House Speaker Nancy Pelosi (D-CA) revealed Thursday that she is stepping away from party leadership after Republicans secured the House majority in the 2022 midterms.
The 82-year-old representative confirmed she will stay in her position serving her San Francisco district. She declared that she will continue to “defend our Constitution” in her changing congressional role.
The controversial and embattled Pelosi said on the House floor that the “hour’s come for a new generation.”
Before the announcement, Pelosi said the attack on her husband in October at the couple’s San Francisco residence would greatly influence her plans.
The assailant reportedly said he was looking for the House Speaker.
Her farewell speech to Congress on Thursday was noteworthy for what she said — and for one glaring omission. Pelosi recounted she enjoyed “working with three presidents,” though in fact she served with four.
House Speaker Nancy Pelosi said that she does not have plans to step away from being a member of Congress. https://t.co/iejC8F7ik8 pic.twitter.com/foyIsv0zfh
— NEWSMAX (@NEWSMAX) November 14, 2022
Former President Donald Trump was obvious in his absence from her speech.

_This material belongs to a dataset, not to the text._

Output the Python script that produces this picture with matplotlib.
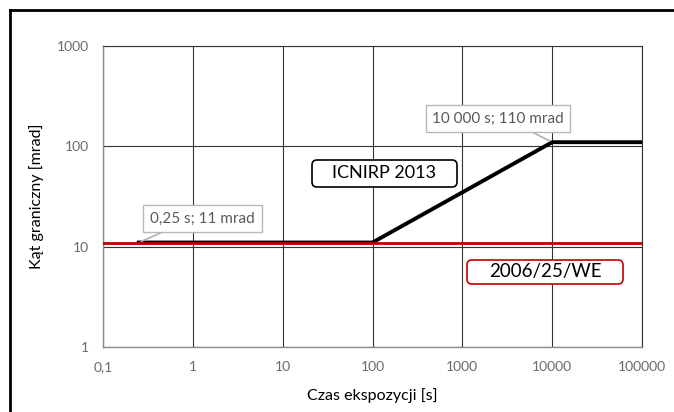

Pelosi noted her work with President George Bush on clean energy, efforts for health care reform with President Barack Obama, and a wide variety of initiatives with President Joe Biden.
She and Trump had a notoriously confrontational relationship, and each regularly criticized the other.
Not so with the current occupant of the White House. Biden released a statement just after Pelosi’s speech calling her “the most consequential Speaker of the House of Representatives in our history.”
She became the first female Speaker of the House in 2007 and held the gavel for four years until handing it over to the GOP’s Rep. John Boehner in 2011. She was elected as Speaker again when Democrats regained House control following the 2018 midterms.
Pelosi’s intention to stay on in her role as a representative will add to her 35-year tenure in the House. There is a definite changing of the guard and possible generational shift in the works as Republicans take control of the chamber in January.
Pelosi far too often not only aligned with but led ill-fated progressive initiatives, though this made her both a media darling and an icon of leftist Democrats. With the GOP assuming the gavel, that track record is about to come to an end.